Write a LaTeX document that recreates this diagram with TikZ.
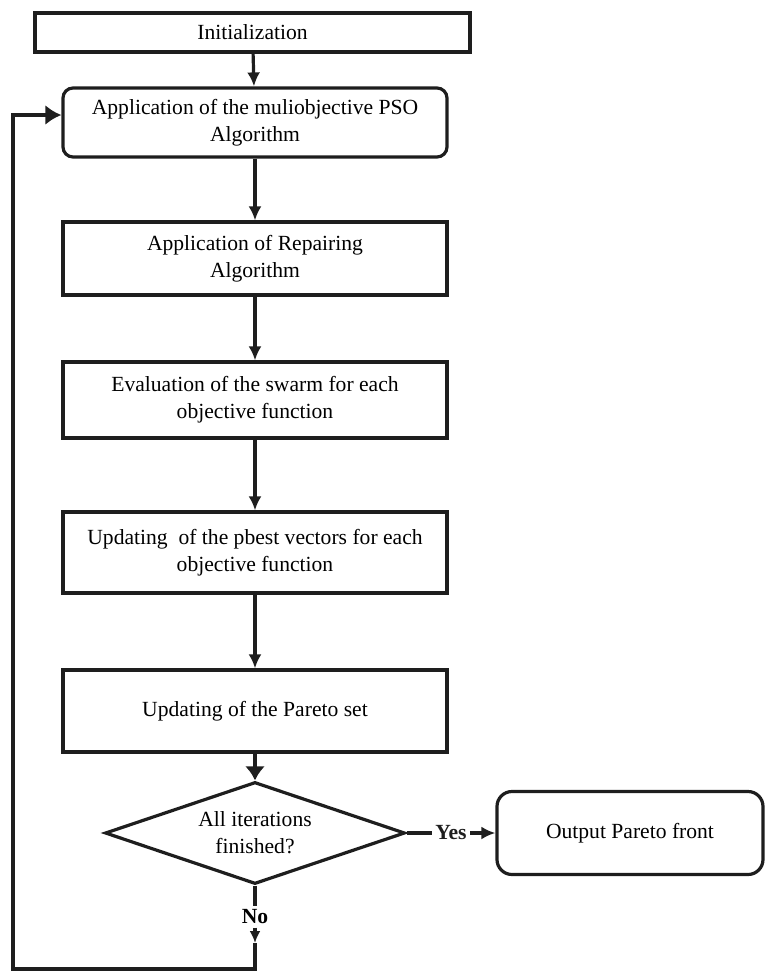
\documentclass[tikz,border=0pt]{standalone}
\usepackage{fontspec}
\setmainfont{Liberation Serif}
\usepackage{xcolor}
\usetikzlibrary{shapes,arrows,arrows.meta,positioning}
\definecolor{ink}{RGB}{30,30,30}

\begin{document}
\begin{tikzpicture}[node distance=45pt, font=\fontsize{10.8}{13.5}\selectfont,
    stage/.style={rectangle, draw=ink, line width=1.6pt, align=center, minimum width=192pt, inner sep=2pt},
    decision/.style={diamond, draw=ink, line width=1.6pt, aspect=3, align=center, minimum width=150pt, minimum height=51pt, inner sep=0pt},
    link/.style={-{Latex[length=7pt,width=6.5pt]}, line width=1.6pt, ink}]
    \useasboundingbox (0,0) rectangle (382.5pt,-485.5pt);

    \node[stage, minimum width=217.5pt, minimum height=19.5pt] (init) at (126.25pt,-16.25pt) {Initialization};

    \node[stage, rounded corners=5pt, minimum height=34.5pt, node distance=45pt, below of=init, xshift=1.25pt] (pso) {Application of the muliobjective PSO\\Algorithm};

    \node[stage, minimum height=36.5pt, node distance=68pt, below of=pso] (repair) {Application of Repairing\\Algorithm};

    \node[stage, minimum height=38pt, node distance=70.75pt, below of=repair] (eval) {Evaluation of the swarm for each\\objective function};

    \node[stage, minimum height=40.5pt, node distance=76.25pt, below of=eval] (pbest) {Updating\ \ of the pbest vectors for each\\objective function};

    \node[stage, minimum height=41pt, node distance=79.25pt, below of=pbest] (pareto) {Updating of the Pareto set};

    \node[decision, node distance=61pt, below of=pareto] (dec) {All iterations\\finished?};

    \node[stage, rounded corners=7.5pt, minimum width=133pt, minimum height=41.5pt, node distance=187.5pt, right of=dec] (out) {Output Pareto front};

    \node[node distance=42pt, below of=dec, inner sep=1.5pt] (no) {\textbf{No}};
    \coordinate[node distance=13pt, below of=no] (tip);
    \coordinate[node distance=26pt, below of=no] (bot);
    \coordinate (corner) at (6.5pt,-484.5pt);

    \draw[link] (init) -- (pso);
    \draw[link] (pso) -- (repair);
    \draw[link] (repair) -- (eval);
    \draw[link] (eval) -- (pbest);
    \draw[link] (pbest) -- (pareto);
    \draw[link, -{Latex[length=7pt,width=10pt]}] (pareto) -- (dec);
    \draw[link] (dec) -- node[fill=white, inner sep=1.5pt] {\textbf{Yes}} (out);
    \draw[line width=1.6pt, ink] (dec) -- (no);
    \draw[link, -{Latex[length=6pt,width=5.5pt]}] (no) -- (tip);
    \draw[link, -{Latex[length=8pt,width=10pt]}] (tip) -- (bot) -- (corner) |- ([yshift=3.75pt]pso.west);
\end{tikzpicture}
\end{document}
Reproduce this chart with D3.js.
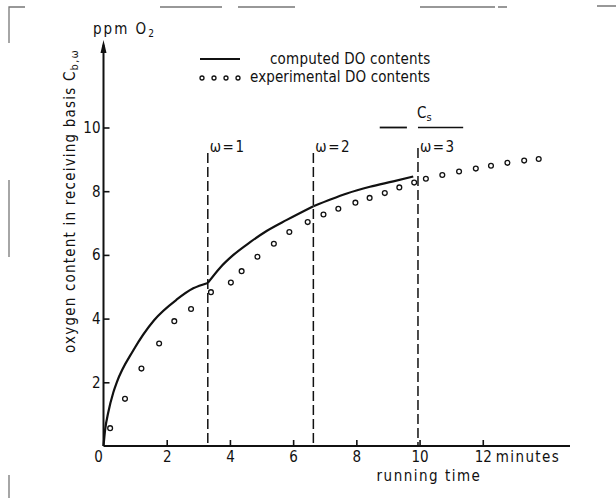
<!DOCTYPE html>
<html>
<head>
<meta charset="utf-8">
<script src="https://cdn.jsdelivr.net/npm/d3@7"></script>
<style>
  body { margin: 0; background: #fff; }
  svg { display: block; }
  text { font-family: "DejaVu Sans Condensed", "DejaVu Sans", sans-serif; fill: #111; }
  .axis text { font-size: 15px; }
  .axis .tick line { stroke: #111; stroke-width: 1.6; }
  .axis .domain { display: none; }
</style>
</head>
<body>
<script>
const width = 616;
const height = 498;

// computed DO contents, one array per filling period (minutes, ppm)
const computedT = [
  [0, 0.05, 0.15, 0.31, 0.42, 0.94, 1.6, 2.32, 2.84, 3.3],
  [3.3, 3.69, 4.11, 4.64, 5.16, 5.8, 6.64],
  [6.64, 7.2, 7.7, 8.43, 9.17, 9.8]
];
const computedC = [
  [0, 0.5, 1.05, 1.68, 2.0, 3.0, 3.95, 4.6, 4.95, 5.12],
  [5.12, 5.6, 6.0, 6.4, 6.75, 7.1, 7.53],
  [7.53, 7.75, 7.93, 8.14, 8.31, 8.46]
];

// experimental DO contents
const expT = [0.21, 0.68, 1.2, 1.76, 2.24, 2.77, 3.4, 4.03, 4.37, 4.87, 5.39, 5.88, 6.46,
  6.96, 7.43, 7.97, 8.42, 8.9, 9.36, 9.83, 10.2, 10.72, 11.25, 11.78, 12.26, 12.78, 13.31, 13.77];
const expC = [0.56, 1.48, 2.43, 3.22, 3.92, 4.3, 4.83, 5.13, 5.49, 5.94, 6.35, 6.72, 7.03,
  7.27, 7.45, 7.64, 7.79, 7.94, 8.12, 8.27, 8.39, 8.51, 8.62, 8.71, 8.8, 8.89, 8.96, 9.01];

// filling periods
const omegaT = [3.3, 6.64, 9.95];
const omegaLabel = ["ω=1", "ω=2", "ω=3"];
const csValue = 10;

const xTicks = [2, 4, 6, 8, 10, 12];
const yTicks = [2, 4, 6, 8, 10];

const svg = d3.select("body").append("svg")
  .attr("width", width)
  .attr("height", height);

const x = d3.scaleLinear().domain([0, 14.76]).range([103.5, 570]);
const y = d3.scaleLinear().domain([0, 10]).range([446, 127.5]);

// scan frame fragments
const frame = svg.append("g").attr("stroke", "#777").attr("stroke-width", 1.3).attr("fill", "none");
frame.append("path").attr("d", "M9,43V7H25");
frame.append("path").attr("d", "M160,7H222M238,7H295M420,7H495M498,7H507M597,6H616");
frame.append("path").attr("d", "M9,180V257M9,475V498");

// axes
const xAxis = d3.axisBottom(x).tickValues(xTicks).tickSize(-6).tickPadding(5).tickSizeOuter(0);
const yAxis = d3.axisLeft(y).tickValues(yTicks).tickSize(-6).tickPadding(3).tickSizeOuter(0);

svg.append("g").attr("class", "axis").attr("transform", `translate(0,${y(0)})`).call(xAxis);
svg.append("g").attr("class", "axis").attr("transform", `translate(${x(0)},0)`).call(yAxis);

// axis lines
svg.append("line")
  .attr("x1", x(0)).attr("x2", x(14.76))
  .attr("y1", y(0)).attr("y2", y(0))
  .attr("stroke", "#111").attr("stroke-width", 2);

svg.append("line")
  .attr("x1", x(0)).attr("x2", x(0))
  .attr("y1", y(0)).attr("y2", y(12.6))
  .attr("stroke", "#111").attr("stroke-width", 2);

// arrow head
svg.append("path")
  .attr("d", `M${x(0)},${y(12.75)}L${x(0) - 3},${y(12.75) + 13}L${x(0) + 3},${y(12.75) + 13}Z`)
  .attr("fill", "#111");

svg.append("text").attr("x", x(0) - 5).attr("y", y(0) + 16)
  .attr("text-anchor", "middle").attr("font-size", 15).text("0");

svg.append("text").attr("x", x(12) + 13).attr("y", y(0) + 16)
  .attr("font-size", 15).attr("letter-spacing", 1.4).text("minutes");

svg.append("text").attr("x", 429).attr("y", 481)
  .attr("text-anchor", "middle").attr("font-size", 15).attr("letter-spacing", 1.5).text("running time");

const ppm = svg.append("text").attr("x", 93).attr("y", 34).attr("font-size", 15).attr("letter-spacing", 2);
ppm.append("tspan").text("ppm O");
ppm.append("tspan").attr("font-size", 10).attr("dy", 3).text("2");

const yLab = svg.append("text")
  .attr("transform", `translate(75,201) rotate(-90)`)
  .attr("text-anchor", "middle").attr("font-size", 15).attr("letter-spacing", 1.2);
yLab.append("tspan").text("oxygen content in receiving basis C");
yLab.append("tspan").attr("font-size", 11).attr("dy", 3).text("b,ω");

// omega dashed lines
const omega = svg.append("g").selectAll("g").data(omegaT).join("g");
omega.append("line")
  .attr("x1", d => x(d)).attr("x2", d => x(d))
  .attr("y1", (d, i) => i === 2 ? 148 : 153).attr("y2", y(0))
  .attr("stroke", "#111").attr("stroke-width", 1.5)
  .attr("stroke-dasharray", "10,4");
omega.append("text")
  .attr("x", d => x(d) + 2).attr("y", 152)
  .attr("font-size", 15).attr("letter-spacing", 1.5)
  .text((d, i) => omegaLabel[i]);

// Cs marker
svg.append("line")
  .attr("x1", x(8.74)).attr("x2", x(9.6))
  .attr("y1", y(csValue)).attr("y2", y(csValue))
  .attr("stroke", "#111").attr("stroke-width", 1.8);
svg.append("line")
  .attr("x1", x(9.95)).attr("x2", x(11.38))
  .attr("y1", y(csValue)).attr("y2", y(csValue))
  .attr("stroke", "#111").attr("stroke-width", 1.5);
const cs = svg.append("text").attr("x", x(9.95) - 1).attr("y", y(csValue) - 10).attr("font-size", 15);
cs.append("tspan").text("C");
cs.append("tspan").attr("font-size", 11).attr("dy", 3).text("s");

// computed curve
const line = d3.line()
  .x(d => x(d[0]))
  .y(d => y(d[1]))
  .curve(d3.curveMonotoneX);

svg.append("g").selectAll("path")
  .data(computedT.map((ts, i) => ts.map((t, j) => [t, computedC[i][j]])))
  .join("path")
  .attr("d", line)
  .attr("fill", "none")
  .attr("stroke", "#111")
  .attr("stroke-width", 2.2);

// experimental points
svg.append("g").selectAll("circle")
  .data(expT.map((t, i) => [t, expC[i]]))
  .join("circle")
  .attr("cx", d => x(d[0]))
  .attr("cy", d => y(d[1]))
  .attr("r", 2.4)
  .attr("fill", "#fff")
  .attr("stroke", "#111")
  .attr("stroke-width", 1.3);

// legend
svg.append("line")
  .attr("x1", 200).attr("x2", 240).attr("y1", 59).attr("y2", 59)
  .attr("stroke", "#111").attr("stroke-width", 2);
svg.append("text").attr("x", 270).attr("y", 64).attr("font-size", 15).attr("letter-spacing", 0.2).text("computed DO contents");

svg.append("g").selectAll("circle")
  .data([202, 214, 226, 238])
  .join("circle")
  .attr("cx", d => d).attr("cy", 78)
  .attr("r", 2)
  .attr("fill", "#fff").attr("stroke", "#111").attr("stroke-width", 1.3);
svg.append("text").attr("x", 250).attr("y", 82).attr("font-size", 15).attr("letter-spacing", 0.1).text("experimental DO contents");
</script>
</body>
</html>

==

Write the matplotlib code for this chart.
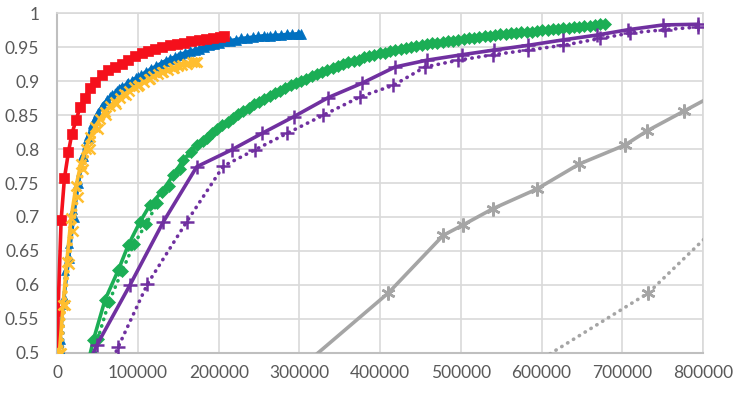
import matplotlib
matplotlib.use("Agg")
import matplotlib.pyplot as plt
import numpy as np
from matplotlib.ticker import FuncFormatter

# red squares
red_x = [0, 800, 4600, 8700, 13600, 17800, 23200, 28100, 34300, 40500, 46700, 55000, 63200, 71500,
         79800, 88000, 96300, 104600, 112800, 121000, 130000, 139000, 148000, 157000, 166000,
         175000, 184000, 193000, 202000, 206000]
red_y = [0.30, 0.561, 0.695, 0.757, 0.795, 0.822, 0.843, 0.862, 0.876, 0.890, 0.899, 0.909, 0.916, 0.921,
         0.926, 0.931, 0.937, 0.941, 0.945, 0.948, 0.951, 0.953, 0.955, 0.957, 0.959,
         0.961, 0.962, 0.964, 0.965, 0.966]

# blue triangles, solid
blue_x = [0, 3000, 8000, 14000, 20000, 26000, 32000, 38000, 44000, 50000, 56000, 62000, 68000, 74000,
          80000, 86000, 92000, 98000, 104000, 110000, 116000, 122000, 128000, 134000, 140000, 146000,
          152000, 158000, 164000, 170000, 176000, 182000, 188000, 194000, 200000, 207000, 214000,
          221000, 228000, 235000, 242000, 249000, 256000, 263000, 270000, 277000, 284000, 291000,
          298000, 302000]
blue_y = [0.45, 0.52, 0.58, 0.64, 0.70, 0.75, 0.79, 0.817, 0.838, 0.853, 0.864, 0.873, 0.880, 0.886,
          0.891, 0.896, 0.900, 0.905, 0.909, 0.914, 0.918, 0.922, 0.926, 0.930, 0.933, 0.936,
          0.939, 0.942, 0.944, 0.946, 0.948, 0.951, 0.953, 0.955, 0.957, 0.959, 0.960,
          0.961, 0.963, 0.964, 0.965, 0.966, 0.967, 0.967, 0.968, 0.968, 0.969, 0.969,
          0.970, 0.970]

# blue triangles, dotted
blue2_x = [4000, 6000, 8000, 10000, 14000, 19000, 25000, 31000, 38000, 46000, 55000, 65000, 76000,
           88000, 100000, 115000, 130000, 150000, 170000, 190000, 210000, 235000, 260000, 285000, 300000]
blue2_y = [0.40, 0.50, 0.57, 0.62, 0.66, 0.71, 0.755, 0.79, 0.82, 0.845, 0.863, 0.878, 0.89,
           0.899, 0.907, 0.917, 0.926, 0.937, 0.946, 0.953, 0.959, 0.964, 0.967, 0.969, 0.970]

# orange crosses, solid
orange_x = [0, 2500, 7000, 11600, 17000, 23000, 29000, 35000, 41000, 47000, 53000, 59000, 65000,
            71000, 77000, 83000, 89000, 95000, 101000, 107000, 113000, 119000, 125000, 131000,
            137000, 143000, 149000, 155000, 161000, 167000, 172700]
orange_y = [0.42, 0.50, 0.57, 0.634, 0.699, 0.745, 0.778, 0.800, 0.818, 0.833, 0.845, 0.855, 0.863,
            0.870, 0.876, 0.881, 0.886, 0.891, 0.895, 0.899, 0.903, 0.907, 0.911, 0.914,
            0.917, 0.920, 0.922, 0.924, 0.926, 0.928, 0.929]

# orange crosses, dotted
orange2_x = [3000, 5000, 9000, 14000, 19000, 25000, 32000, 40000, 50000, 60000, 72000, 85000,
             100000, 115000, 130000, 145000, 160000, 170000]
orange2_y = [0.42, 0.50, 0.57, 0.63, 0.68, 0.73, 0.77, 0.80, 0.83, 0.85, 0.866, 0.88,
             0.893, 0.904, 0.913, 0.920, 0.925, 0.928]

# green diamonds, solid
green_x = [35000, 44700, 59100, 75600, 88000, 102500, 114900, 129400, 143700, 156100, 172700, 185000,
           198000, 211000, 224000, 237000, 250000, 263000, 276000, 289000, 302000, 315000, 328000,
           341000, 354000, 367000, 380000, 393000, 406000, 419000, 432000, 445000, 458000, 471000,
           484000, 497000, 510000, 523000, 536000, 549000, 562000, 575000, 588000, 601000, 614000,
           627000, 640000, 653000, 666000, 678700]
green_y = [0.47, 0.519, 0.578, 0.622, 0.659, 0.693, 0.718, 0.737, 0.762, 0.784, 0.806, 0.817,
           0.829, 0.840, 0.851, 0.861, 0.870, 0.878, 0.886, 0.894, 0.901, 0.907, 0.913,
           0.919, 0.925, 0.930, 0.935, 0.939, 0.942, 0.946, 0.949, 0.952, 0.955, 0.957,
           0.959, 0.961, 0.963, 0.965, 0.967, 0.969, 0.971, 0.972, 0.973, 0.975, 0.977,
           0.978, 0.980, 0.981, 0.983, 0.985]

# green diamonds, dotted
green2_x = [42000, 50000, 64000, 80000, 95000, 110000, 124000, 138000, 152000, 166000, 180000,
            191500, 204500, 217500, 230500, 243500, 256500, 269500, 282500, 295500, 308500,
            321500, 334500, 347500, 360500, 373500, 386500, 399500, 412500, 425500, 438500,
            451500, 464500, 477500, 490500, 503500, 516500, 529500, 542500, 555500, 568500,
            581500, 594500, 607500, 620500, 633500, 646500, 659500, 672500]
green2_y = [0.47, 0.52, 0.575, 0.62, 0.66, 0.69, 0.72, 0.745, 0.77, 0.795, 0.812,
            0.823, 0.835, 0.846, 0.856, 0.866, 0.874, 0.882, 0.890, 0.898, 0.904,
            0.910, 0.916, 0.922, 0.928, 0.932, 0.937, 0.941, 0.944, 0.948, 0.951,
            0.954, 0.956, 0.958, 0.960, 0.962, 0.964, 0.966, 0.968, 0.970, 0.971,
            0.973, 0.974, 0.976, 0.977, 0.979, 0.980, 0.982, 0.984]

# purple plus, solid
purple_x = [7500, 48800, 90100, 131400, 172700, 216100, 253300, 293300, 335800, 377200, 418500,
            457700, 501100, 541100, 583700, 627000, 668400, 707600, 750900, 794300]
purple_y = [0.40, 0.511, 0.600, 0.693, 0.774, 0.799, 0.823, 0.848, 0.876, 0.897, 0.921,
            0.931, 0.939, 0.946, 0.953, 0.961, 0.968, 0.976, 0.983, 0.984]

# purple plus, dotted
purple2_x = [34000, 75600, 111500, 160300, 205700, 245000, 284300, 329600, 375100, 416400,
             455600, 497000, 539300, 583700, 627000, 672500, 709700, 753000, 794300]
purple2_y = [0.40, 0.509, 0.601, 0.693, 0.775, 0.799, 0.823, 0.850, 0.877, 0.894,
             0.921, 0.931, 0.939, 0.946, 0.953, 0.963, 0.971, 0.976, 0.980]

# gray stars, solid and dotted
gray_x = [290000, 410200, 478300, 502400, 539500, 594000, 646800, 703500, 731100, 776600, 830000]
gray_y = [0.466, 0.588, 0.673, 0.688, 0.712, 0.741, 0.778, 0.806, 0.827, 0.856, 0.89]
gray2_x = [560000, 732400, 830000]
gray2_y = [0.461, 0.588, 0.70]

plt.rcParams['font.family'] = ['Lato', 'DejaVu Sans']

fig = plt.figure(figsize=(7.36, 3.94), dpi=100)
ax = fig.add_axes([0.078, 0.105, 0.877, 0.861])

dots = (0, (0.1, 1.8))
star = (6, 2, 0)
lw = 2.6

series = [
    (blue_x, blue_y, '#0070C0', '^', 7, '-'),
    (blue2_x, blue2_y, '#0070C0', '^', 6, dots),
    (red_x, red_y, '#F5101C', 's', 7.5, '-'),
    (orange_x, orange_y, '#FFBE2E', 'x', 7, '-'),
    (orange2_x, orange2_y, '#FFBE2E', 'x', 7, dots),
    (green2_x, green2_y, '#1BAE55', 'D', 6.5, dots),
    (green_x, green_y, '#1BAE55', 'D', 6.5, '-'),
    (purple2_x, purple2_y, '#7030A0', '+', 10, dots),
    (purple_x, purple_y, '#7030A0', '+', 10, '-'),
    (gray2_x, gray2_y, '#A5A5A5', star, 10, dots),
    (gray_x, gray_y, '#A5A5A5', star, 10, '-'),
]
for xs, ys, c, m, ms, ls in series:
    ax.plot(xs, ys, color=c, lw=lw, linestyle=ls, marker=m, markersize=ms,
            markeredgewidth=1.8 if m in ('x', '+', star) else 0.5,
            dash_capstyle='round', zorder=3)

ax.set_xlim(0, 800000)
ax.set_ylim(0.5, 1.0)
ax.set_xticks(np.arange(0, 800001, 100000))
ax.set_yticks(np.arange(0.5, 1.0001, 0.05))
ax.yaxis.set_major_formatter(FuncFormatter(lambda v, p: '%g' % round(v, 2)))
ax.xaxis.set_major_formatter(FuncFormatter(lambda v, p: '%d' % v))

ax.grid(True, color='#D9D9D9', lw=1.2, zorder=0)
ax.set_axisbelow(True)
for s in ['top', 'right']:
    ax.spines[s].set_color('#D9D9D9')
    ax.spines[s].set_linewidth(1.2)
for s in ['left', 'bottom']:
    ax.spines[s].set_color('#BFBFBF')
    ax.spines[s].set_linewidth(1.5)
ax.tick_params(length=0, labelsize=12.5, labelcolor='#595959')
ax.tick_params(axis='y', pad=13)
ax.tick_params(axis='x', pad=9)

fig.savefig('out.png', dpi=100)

_Task prompt:_ Write out, exactly and with nothing added, everything from the line with "Write a LaTeX" down to the line with "rounded corners=7.5pt, minimum", both included. Drop any pictures.

_Correct output:_
Write a LaTeX document that recreates this diagram with TikZ.
\documentclass[tikz,border=0pt]{standalone}
\usepackage{fontspec}
\setmainfont{Liberation Serif}
\usepackage{xcolor}
\usetikzlibrary{shapes,arrows,arrows.meta,positioning}
\definecolor{ink}{RGB}{30,30,30}

\begin{document}
\begin{tikzpicture}[node distance=45pt, font=\fontsize{10.8}{13.5}\selectfont,
    stage/.style={rectangle, draw=ink, line width=1.6pt, align=center, minimum width=192pt, inner sep=2pt},
    decision/.style={diamond, draw=ink, line width=1.6pt, aspect=3, align=center, minimum width=150pt, minimum height=51pt, inner sep=0pt},
    link/.style={-{Latex[length=7pt,width=6.5pt]}, line width=1.6pt, ink}]
    \useasboundingbox (0,0) rectangle (382.5pt,-485.5pt);

    \node[stage, minimum width=217.5pt, minimum height=19.5pt] (init) at (126.25pt,-16.25pt) {Initialization};

    \node[stage, rounded corners=5pt, minimum height=34.5pt, node distance=45pt, below of=init, xshift=1.25pt] (pso) {Application of the muliobjective PSO\\Algorithm};

    \node[stage, minimum height=36.5pt, node distance=68pt, below of=pso] (repair) {Application of Repairing\\Algorithm};

    \node[stage, minimum height=38pt, node distance=70.75pt, below of=repair] (eval) {Evaluation of the swarm for each\\objective function};

    \node[stage, minimum height=40.5pt, node distance=76.25pt, below of=eval] (pbest) {Updating\ \ of the pbest vectors for each\\objective function};

    \node[stage, minimum height=41pt, node distance=79.25pt, below of=pbest] (pareto) {Updating of the Pareto set};

    \node[decision, node distance=61pt, below of=pareto] (dec) {All iterations\\finished?};

    \node[stage, rounded corners=7.5pt, minimum width=133pt, minimum height=41.5pt, node distance=187.5pt, right of=dec] (out) {Output Pareto front};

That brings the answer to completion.